By: Michael Allbee, CFP®, Senior Portfolio Manager
Volatility or down markets only become a problem if you’re forced to liquidate at the wrong time. If you have enough cash to get you through, you’re going to come out fine on the other side most of the time. We generally recommend setting aside funds to cover 3-6 months’ (6-12 months’ if retired) worth of non-discretionary living expenses (i.e., housing, taxes, debt service, groceries referred to as needs) as an emergency reserve. This recommendation helps our clients handle short-term problems that are beyond their control (i.e., unemployment, car problems, medical bills, etc.).
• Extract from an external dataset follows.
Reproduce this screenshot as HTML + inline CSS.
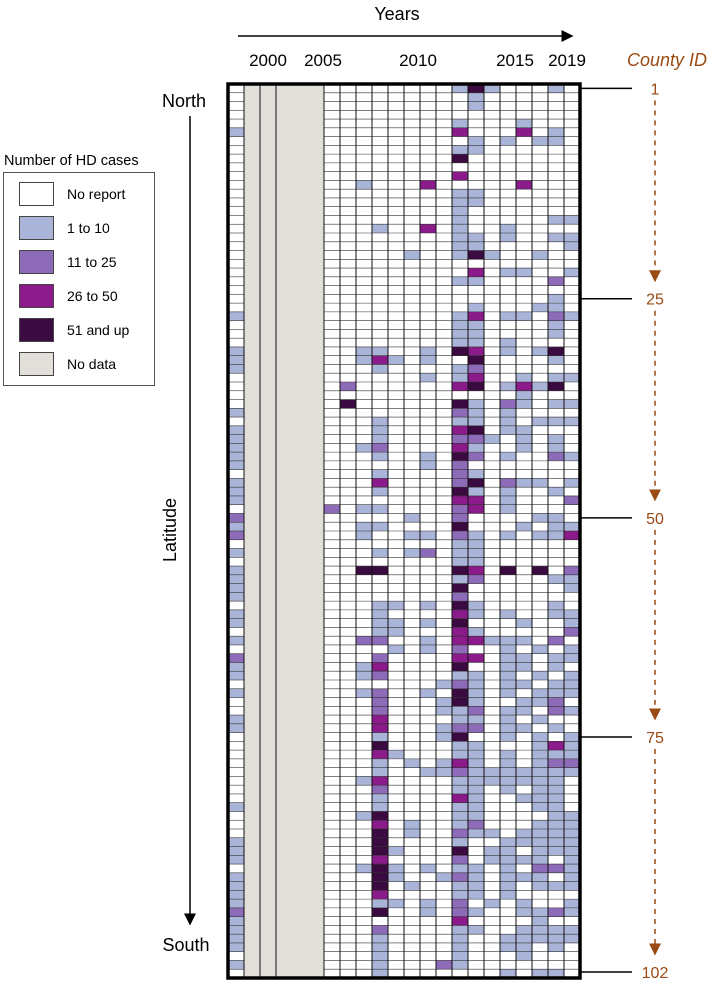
<!DOCTYPE html>
<html><head><meta charset="utf-8"><style>
body{margin:0;background:#fff;font-family:"Liberation Sans",sans-serif;}
svg text{font-family:"Liberation Sans",sans-serif;}
</style></head><body>
<svg id="chart" width="708" height="985" viewBox="0 0 708 985" xmlns="http://www.w3.org/2000/svg">
<defs>
<marker id="ah" markerWidth="8" markerHeight="8" refX="7" refY="4" orient="auto"><path d="M0,0 L8,4 L0,8 z" fill="#000"/></marker>
<marker id="ahb" markerWidth="8" markerHeight="8" refX="7" refY="4" orient="auto"><path d="M0,0 L8,4 L0,8 z" fill="#9a4a14"/></marker>
</defs>
<g id="cells"></g>
<g id="grid"></g>
<text x="397" y="20" font-size="18" text-anchor="middle">Years</text>
<line x1="238" y1="36" x2="572" y2="36" stroke="#000" stroke-width="1.5" marker-end="url(#ah)"/>
<g id="xticks"></g>
<text x="667" y="66" font-size="18" font-style="italic" fill="#9a4a14" text-anchor="middle">County ID</text>
<text x="184" y="107" font-size="18" text-anchor="middle">North</text>
<line x1="190" y1="116" x2="190" y2="924" stroke="#000" stroke-width="1.5" marker-end="url(#ah)"/>
<text x="0" y="0" font-size="18" text-anchor="middle" transform="translate(176,530) rotate(-90)">Latitude</text>
<text x="186" y="951" font-size="18" text-anchor="middle">South</text>
<g id="county"></g>
<g>
<text x="4" y="165" font-size="14.5">Number of HD cases</text>
<rect x="3.5" y="172.5" width="151" height="213" fill="#fff" stroke="#555"/>
<g id="legend"></g>
</g>
</svg>
<script>
const years = [1998,1999,2000,2001,2002,2003,2004,2005,2006,2007,2008,2009,2010,2011,2012,2013,2014,2015,2016,2017,2018,2019];
const noDataYears = [1999,2000,2001,2002,2003];
const yearTicks = [2000,2005,2010,2015,2019];
const countyTicks = [1,25,50,75,102];
const categories = ["No report","1 to 10","11 to 25","26 to 50","51 and up","No data"];
const catColors = ["#ffffff","#aab4d8","#8e6bb8","#8b1a8a","#3a0a40","#e2dfda"];
// each row: "yearIndex:category" entries (county 1 = north .. 102 = south)
const rows = [
"14:1,15:4,16:1,20:1","15:1","15:1","","14:1,18:1","0:1,14:3,18:3,20:1","15:1,17:1,19:1,20:1","14:1,15:1","14:4","",
"14:3","8:1,12:3,18:3","14:1,15:1","14:1,15:1","14:1","14:1,20:1,21:1","9:1,12:3,14:1,17:1","14:1,15:1,17:1,20:1,21:1","14:1,15:1,21:1","11:1,14:1,15:4,16:1,19:1",
"","15:3,17:1,18:1,21:1","14:1,15:1,20:2","","20:1","15:1,19:1,20:1","0:1,14:1,15:3,17:1,18:1,20:2,21:1","14:1,15:1,20:1","14:1,15:1,20:1","14:1,15:1,17:1",
"0:1,8:1,9:1,12:1,14:4,15:3,17:1,19:1,20:4","0:1,8:1,9:3,10:1,12:1,15:4,20:1","0:1,9:1,14:1,15:2","12:1,14:1,15:3,18:1,20:1,21:1","7:2,14:3,15:4,17:1,18:3,19:1,20:4","18:1","7:4,14:4,15:1,17:2,18:1,20:1,21:1","0:1,14:2,15:1,17:1","9:1,14:1,15:1,17:1,19:1,20:1,21:1","0:1,9:1,14:3,15:4,17:1,18:1",
"0:1,9:1,14:2,15:2,16:1,18:1,20:1","0:1,8:1,9:2,14:3,15:1,18:1,20:1","0:1,9:1,12:1,14:4,15:2,17:1,20:2,21:1","0:1,12:1,14:2","9:1,14:2,15:1","0:1,9:3,14:2,15:4,17:2,18:1,19:1,21:1","0:1,9:1,14:4,15:1,17:1,20:1","0:1,14:3,15:3,17:1,21:2","6:2,8:1,9:1,14:2,15:3,17:1","0:2,11:1,14:2,19:1,20:1",
"0:1,8:1,9:1,14:4,18:1,20:1,21:1","0:2,8:1,11:1,12:1,14:2,15:1,17:1,19:1,20:1,21:3","14:1,15:1","0:1,9:1,11:1,12:2,14:1,15:1","14:1,15:1","0:1,8:4,9:4,14:4,15:3,17:4,19:4,21:2","0:1,14:1,15:2,20:1,21:1","0:1,14:4,21:1","0:1,14:2","9:1,10:1,12:1,14:4,15:1,20:1",
"0:1,9:1,14:3,15:1,17:1,20:1,21:1","0:1,9:1,10:1,12:1,14:4,18:1,21:1","9:1,10:1,14:3,15:1,21:2","0:1,8:2,9:2,12:1,14:3,15:3,16:1,17:1,18:1,20:2","10:1,12:1,14:2,17:1,19:1,21:1","0:2,9:2,14:3,15:3,17:1,18:1,20:1,21:1","0:1,8:1,9:3,14:4,17:1,18:1,20:1","0:1,8:1,9:2,14:1,15:1,17:1,19:1,21:1","13:1,14:2,15:1,17:1,18:1,20:1,21:1","0:1,8:1,9:2,12:1,14:4,15:1,17:1,19:1,20:1,21:1",
"9:2,13:1,14:4,15:1,18:1,19:1,20:2","9:2,13:1,14:1,15:2,17:1,18:1,20:2,21:1","0:1,9:3,14:1,15:1,17:1,19:1","0:1,9:3,13:1,14:2,15:2,17:1,18:1,20:1","9:1,13:1,14:4,17:1,19:1,21:1","9:4,14:1,15:1,19:1,20:3,21:1","9:3,10:1,14:1,15:1,17:1,19:1,20:1,21:1","9:1,11:1,13:1,14:3,15:1,17:1,19:1,20:2,21:2","9:1,12:1,13:1,14:2,15:1,16:1,17:1,18:1,19:1,20:1,21:1","8:1,9:3,14:1,15:1,16:1,17:1,18:1,19:1,20:1",
"9:2,14:1,15:1,17:1,19:1,20:1","9:1,14:3,15:1,18:1,19:1,20:1","0:1,9:1,14:1,15:1,19:1,20:1","8:1,9:4,14:1,15:1,20:1,21:1","9:3,11:1,14:1,15:2,19:1,20:1,21:1","9:4,11:1,14:2,15:1,16:1,18:1,19:1,20:1,21:1","0:1,9:4,14:1,17:1,18:1,19:1,20:1,21:1","0:1,9:4,10:1,14:4,16:1,17:1,19:1,20:1,21:1","0:1,9:3,14:2,16:1,17:1,18:1,19:1,21:1","8:1,9:4,10:1,12:1,14:1,15:1,17:1,19:2,20:2,21:1",
"0:1,9:4,10:1,13:1,14:2,15:1,17:1,18:1,19:1,21:1","0:1,9:4,11:1,14:1,15:1,17:1,19:1,20:1,21:1","0:1,9:3,14:1,15:1,17:1","0:1,9:1,10:1,12:1,14:2,16:1,18:1,21:1","0:2,9:4,12:1,14:2,15:1,18:1,19:1,20:2,21:1","0:1,14:3,19:1","0:1,9:2,14:1,15:1,18:1,19:1,20:1,21:1","0:1,9:1,14:1,17:1,18:1,19:1,20:1,21:1","0:1,9:1,14:1,17:1,18:1,20:1","9:1,14:1,18:1",
"0:1,9:1,13:2,14:1","9:1,17:1,19:1,20:1"
];

const NS="http://www.w3.org/2000/svg";
const X0=228, CW=16, Y0=84, Y1=978;
const RH=(Y1-Y0)/rows.length;
const xOf=y=>X0+(years.indexOf(y))*CW;
const yOf=i=>Y0+i*RH;
function mk(tag,attrs,parent){const e=document.createElementNS(NS,tag);for(const k in attrs)e.setAttribute(k,attrs[k]);parent.appendChild(e);return e;}
const cells=document.getElementById('cells'), grid=document.getElementById('grid');
rows.forEach((r,i)=>{
  if(!r) return;
  r.split(',').forEach(p=>{
    const [c,v]=p.split(':').map(Number);
    const e=mk('rect',{x:xOf(years[c]),y:yOf(i),width:CW,height:RH,fill:catColors[v]},cells);
    
    
  });
});
const ndX0=xOf(noDataYears[0]), ndX1=xOf(noDataYears[noDataYears.length-1])+CW;
for(let i=1;i<rows.length;i++){
  mk('line',{x1:X0,x2:ndX0,y1:yOf(i),y2:yOf(i),stroke:'#333','stroke-width':0.6},grid);
  mk('line',{x1:ndX1,x2:X0+years.length*CW,y1:yOf(i),y2:yOf(i),stroke:'#333','stroke-width':0.6},grid);
}
const nd=mk('rect',{x:ndX0,y:Y0,width:ndX1-ndX0,height:Y1-Y0,fill:catColors[5]},grid);


for(let c=1;c<years.length;c++){
  const y=years[c];
  if(y>noDataYears[2] && y<=noDataYears[noDataYears.length-1]) continue;
  mk('line',{x1:X0+c*CW,x2:X0+c*CW,y1:Y0,y2:Y1,stroke:'#111','stroke-width':1},grid);
}
const frame=mk('rect',{x:X0,y:Y0,width:years.length*CW,height:Y1-Y0,fill:'none',stroke:'#000','stroke-width':3.5},grid);


const xt=document.getElementById('xticks');
const yearLabelOffset={2000:0,2005:-25,2010:-10,2015:7,2019:-5};
yearTicks.forEach(y=>{
  const t=mk('text',{x:xOf(y)+CW/2+yearLabelOffset[y],y:66,'font-size':17,'text-anchor':'middle'},xt);
  t.textContent=y;
  
  
});
const ct=document.getElementById('county');
countyTicks.forEach((c,k)=>{
  const yy=Math.min(yOf(c-1)+RH/2,Y1-6);
  mk('line',{x1:X0+years.length*CW,x2:632,y1:yy,y2:yy,stroke:'#000','stroke-width':1.5},ct);
  const t=mk('text',{x:655,y:yy+6,'font-size':16,fill:'#9a4a14','text-anchor':'middle'},ct);
  t.textContent=c;
  
  
  if(k<countyTicks.length-1){
    const yn=Math.min(yOf(countyTicks[k+1]-1)+RH/2,Y1-6);
    mk('line',{x1:655,x2:655,y1:yy+12,y2:yn-18,stroke:'#9a4a14','stroke-width':1.5,'stroke-dasharray':'5,5','marker-end':'url(#ahb)'},ct);
  }
});
const lg=document.getElementById('legend');
const legendOrder=[0,1,2,3,4,5];
legendOrder.forEach((ci,k)=>{
  const y=182+k*34;
  const s=mk('rect',{x:19.5,y:y+0.5,width:34,height:23,fill:catColors[ci],stroke:'#444'},lg);
  
  
  const t=mk('text',{x:67,y:y+17,'font-size':14},lg);
  t.textContent=categories[ci];
  
  
});
</script>
</body></html>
Without an emergency fund most people resort to using high-interest rate credit cards to pay their expenses. This conflicts with your long-term goal of saving for retirement and/or portfolio withdrawals at an inopportune time.
We also recommend matching the time horizon for when you may need the money with the chosen savings product. For example, we recommend keeping some of your emergency reserve in a FDIC-insured savings account at your bank, an online bank, or credit union that offer daily liquidity. What you earn on your emergency reserve is irrelevant and the main goal of this investment is liquidity. However, one positive of the current increase in yields, is that many of these FDIC-insured savings accounts now offer yields up to 0.90% today. Recently, we have been working with clients to purchase 3-month to 2-year Treasury bills yielding between 1.7% – 3.2% for a portion of their emergency reserves or for other short- and medium-term savings goals, such as a down payment for a house or car purchase. These yields are higher than current Certificate of Deposit (CD) rates and are principal protected if held to maturity.
If you have excess reserves that you won’t need for at least 12-months (and preferably 5 years), we have been recommending Series I savings bonds (I Bonds). I Bonds are currently yielding 9.62% and can be bought directly from the Treasury Direct website. Unfortunately, each person is limited to purchasing $10,000 worth of I Bonds a year, and the yields will fluctuate based on inflation. Furthermore, if you cash in your I Bonds within five years of purchasing them, you lose the previous 3 months of interest.
Another consideration is a Roth IRA. The Roth is unique, in that any contributions you make to a Roth can be withdrawn without penalty or taxes. The caveat is that any earnings in the account need to remain for five years, and you must be 59.5 years old or older (unless an exception applies) for it to be considered a qualified distribution to avoid taxes and a 10% penalty. In turn, you are technically saving for retirement and building a nest egg for any short-term unexpected expenses. This option should be looked at as an additional cushion to your emergency reserve and not as a replacement, since the funds in your Roth account should be invested in the markets which will fluctuate in value.